The "%{ }i" pattern code can be utilized to log arbitrary request headers. For example, we utilized "%{X-Forwarded-For}i" in order to log the "X-Forwarded-For" header.
The "%{ }r" pattern code can be utilized to log arbitrary ServletRequest attributes. For example, we utilized the "%{requestBodyLength}r " pattern code in order to log the "requestBodyLength " ServletRequest attribute.
The "%{ }s" pattern code can be utilized to log arbitrary HttpSession attributes. For example, we utilized the "%{username}s " pattern code in order to log the "username" HttpSession attribute.
The "%{ }c" pattern code can be utilized to log arbitrary HTTP cookies. For example, we could utilize "%{JSESSIONID}c" in order to log the "JSESSIONID" HTTP cookie.
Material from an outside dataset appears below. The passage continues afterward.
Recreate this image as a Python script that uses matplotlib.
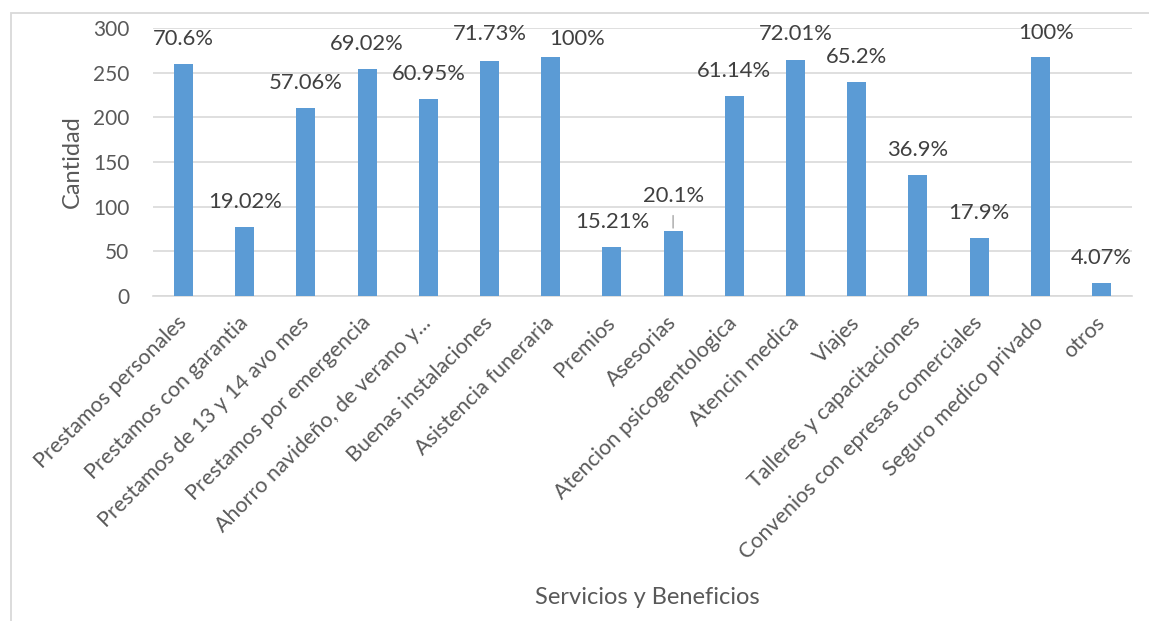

If you would like to log additional pieces of relevant information, you can refer to the complete list of supported AccessLogValve pattern codes. If you would like to modify the date and time format, you ca refer to the complete list of supported SimpleDateFormat pattern codes. All that's left now is to restart the Tomcat daemon in order to load the configuration changes:
root@debian $ service tomcat7 restart
Tomcat will now begin logging each request in the enhanced log format, providing a wealth of additional information that will be extremely useful during forensic investigations. Look out unsuspecting hackers, your nine lives are now in danger! The claws are out and Tomcat forensic logging is on the prowl!